— start DATA LINES —

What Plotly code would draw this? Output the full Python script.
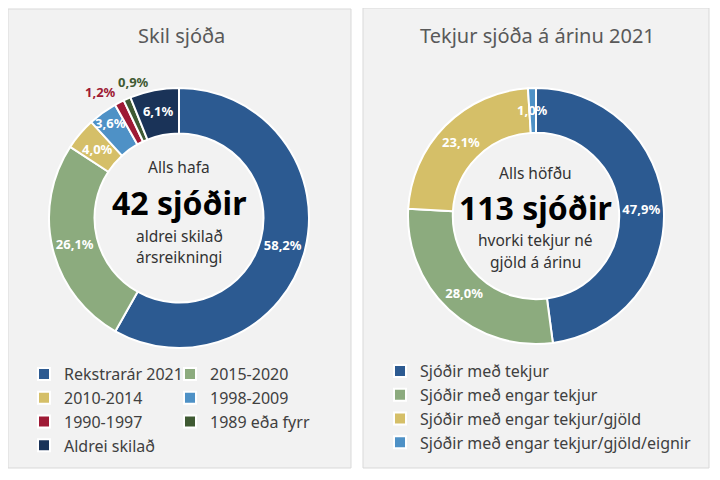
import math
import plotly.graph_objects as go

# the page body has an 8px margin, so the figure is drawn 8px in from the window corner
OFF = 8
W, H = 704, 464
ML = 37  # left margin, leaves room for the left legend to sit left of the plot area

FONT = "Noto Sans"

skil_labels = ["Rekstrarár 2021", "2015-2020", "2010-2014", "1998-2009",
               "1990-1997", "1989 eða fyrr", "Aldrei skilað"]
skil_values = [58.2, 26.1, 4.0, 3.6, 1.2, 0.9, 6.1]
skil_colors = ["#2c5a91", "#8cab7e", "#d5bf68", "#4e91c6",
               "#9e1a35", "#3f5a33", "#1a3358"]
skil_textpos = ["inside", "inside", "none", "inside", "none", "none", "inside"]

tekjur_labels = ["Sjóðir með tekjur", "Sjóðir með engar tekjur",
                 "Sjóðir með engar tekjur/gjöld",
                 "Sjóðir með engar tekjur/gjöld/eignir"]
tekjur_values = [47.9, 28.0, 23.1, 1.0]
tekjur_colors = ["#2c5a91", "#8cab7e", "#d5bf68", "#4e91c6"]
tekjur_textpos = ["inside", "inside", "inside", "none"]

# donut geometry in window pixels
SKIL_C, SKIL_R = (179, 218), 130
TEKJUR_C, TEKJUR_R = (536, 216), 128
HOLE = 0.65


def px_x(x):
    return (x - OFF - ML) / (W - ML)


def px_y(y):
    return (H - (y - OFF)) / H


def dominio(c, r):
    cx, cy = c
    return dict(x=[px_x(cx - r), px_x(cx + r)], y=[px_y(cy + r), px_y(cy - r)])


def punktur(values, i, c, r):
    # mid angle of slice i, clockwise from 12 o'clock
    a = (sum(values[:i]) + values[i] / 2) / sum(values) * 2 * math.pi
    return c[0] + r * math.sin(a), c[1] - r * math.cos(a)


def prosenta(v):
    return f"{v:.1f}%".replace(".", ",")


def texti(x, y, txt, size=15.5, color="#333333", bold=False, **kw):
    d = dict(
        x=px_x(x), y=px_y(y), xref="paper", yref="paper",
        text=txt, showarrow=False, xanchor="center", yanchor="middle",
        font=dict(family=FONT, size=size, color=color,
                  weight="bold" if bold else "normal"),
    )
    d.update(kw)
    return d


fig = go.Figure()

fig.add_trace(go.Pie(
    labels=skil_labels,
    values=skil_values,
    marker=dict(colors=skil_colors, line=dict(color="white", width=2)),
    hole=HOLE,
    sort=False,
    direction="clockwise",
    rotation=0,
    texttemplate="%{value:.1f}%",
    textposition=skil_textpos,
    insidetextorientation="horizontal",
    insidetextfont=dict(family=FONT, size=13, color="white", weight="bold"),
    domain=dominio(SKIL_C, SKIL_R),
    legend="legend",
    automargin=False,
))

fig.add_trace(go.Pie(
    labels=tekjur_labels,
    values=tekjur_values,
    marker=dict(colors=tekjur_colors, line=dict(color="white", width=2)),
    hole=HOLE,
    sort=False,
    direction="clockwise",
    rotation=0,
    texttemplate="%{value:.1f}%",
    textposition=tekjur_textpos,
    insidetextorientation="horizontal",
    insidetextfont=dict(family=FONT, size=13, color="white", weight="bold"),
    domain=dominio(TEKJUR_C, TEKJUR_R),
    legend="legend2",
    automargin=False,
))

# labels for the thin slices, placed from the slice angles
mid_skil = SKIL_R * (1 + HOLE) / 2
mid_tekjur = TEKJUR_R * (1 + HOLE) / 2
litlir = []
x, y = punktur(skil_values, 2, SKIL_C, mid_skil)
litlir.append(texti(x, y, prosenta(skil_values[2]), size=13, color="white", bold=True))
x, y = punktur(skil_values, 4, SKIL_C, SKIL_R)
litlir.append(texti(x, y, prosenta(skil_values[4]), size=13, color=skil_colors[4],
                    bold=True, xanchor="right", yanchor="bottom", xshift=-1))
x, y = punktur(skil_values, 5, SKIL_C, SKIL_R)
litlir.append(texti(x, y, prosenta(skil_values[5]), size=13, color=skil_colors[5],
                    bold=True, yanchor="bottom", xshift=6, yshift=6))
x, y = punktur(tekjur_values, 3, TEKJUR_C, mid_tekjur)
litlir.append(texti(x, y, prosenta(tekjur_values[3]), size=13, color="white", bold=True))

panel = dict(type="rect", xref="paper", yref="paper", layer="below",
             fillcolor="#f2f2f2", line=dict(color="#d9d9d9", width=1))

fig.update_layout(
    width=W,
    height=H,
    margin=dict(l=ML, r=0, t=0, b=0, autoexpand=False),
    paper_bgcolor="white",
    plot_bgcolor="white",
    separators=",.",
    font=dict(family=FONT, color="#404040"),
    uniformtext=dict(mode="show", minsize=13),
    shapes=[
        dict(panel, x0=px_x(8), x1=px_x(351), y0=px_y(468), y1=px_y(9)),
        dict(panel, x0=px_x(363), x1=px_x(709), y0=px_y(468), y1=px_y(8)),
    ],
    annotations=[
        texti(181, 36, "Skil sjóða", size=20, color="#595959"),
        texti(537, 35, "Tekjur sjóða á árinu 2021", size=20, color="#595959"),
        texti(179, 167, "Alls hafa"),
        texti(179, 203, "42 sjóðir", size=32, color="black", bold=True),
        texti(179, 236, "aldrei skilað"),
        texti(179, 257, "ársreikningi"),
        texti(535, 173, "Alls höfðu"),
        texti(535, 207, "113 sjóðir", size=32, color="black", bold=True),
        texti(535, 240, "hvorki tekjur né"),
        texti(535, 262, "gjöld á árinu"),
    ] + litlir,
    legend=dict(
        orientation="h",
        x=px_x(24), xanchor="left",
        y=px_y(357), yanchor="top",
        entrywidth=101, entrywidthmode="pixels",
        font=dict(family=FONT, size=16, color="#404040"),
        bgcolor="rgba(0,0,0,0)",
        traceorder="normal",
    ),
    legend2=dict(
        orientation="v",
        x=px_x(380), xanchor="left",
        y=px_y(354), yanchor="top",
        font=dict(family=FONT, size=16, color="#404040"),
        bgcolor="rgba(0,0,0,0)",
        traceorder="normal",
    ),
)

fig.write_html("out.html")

— end DATA LINES —

## GIVEN EXERCISE
Without the pictures, write out all of the material exactly.

## COMPLETE RESPONSE
What Plotly code would draw this? Output the full Python script.
import math
import plotly.graph_objects as go

# the page body has an 8px margin, so the figure is drawn 8px in from the window corner
OFF = 8
W, H = 704, 464
ML = 37  # left margin, leaves room for the left legend to sit left of the plot area

FONT = "Noto Sans"

skil_labels = ["Rekstrarár 2021", "2015-2020", "2010-2014", "1998-2009",
               "1990-1997", "1989 eða fyrr", "Aldrei skilað"]
skil_values = [58.2, 26.1, 4.0, 3.6, 1.2, 0.9, 6.1]
skil_colors = ["#2c5a91", "#8cab7e", "#d5bf68", "#4e91c6",
               "#9e1a35", "#3f5a33", "#1a3358"]
skil_textpos = ["inside", "inside", "none", "inside", "none", "none", "inside"]

tekjur_labels = ["Sjóðir með tekjur", "Sjóðir með engar tekjur",
                 "Sjóðir með engar tekjur/gjöld",
                 "Sjóðir með engar tekjur/gjöld/eignir"]
tekjur_values = [47.9, 28.0, 23.1, 1.0]
tekjur_colors = ["#2c5a91", "#8cab7e", "#d5bf68", "#4e91c6"]
tekjur_textpos = ["inside", "inside", "inside", "none"]

# donut geometry in window pixels
SKIL_C, SKIL_R = (179, 218), 130
TEKJUR_C, TEKJUR_R = (536, 216), 128
HOLE = 0.65


def px_x(x):
    return (x - OFF - ML) / (W - ML)


def px_y(y):
    return (H - (y - OFF)) / H


def dominio(c, r):
    cx, cy = c
    return dict(x=[px_x(cx - r), px_x(cx + r)], y=[px_y(cy + r), px_y(cy - r)])


def punktur(values, i, c, r):
    # mid angle of slice i, clockwise from 12 o'clock
    a = (sum(values[:i]) + values[i] / 2) / sum(values) * 2 * math.pi
    return c[0] + r * math.sin(a), c[1] - r * math.cos(a)


def prosenta(v):
    return f"{v:.1f}%".replace(".", ",")


def texti(x, y, txt, size=15.5, color="#333333", bold=False, **kw):
    d = dict(
        x=px_x(x), y=px_y(y), xref="paper", yref="paper",
        text=txt, showarrow=False, xanchor="center", yanchor="middle",
        font=dict(family=FONT, size=size, color=color,
                  weight="bold" if bold else "normal"),
    )
    d.update(kw)
    return d


fig = go.Figure()

fig.add_trace(go.Pie(
    labels=skil_labels,
    values=skil_values,
    marker=dict(colors=skil_colors, line=dict(color="white", width=2)),
    hole=HOLE,
    sort=False,
    direction="clockwise",
    rotation=0,
    texttemplate="%{value:.1f}%",
    textposition=skil_textpos,
    insidetextorientation="horizontal",
    insidetextfont=dict(family=FONT, size=13, color="white", weight="bold"),
    domain=dominio(SKIL_C, SKIL_R),
    legend="legend",
    automargin=False,
))

fig.add_trace(go.Pie(
    labels=tekjur_labels,
    values=tekjur_values,
    marker=dict(colors=tekjur_colors, line=dict(color="white", width=2)),
    hole=HOLE,
    sort=False,
    direction="clockwise",
    rotation=0,
    texttemplate="%{value:.1f}%",
    textposition=tekjur_textpos,
    insidetextorientation="horizontal",
    insidetextfont=dict(family=FONT, size=13, color="white", weight="bold"),
    domain=dominio(TEKJUR_C, TEKJUR_R),
    legend="legend2",
    automargin=False,
))

# labels for the thin slices, placed from the slice angles
mid_skil = SKIL_R * (1 + HOLE) / 2
mid_tekjur = TEKJUR_R * (1 + HOLE) / 2
litlir = []
x, y = punktur(skil_values, 2, SKIL_C, mid_skil)
litlir.append(texti(x, y, prosenta(skil_values[2]), size=13, color="white", bold=True))
x, y = punktur(skil_values, 4, SKIL_C, SKIL_R)
litlir.append(texti(x, y, prosenta(skil_values[4]), size=13, color=skil_colors[4],
                    bold=True, xanchor="right", yanchor="bottom", xshift=-1))
x, y = punktur(skil_values, 5, SKIL_C, SKIL_R)
litlir.append(texti(x, y, prosenta(skil_values[5]), size=13, color=skil_colors[5],
                    bold=True, yanchor="bottom", xshift=6, yshift=6))
x, y = punktur(tekjur_values, 3, TEKJUR_C, mid_tekjur)
litlir.append(texti(x, y, prosenta(tekjur_values[3]), size=13, color="white", bold=True))

panel = dict(type="rect", xref="paper", yref="paper", layer="below",
             fillcolor="#f2f2f2", line=dict(color="#d9d9d9", width=1))

fig.update_layout(
    width=W,
    height=H,
    margin=dict(l=ML, r=0, t=0, b=0, autoexpand=False),
    paper_bgcolor="white",
    plot_bgcolor="white",
    separators=",.",
    font=dict(family=FONT, color="#404040"),
    uniformtext=dict(mode="show", minsize=13),
    shapes=[
        dict(panel, x0=px_x(8), x1=px_x(351), y0=px_y(468), y1=px_y(9)),
        dict(panel, x0=px_x(363), x1=px_x(709), y0=px_y(468), y1=px_y(8)),
    ],
    annotations=[
        texti(181, 36, "Skil sjóða", size=20, color="#595959"),
        texti(537, 35, "Tekjur sjóða á árinu 2021", size=20, color="#595959"),
        texti(179, 167, "Alls hafa"),
        texti(179, 203, "42 sjóðir", size=32, color="black", bold=True),
        texti(179, 236, "aldrei skilað"),
        texti(179, 257, "ársreikningi"),
        texti(535, 173, "Alls höfðu"),
        texti(535, 207, "113 sjóðir", size=32, color="black", bold=True),
        texti(535, 240, "hvorki tekjur né"),
        texti(535, 262, "gjöld á árinu"),
    ] + litlir,
    legend=dict(
        orientation="h",
        x=px_x(24), xanchor="left",
        y=px_y(357), yanchor="top",
        entrywidth=101, entrywidthmode="pixels",
        font=dict(family=FONT, size=16, color="#404040"),
        bgcolor="rgba(0,0,0,0)",
        traceorder="normal",
    ),
    legend2=dict(
        orientation="v",
        x=px_x(380), xanchor="left",
        y=px_y(354), yanchor="top",
        font=dict(family=FONT, size=16, color="#404040"),
        bgcolor="rgba(0,0,0,0)",
        traceorder="normal",
    ),
)

fig.write_html("out.html")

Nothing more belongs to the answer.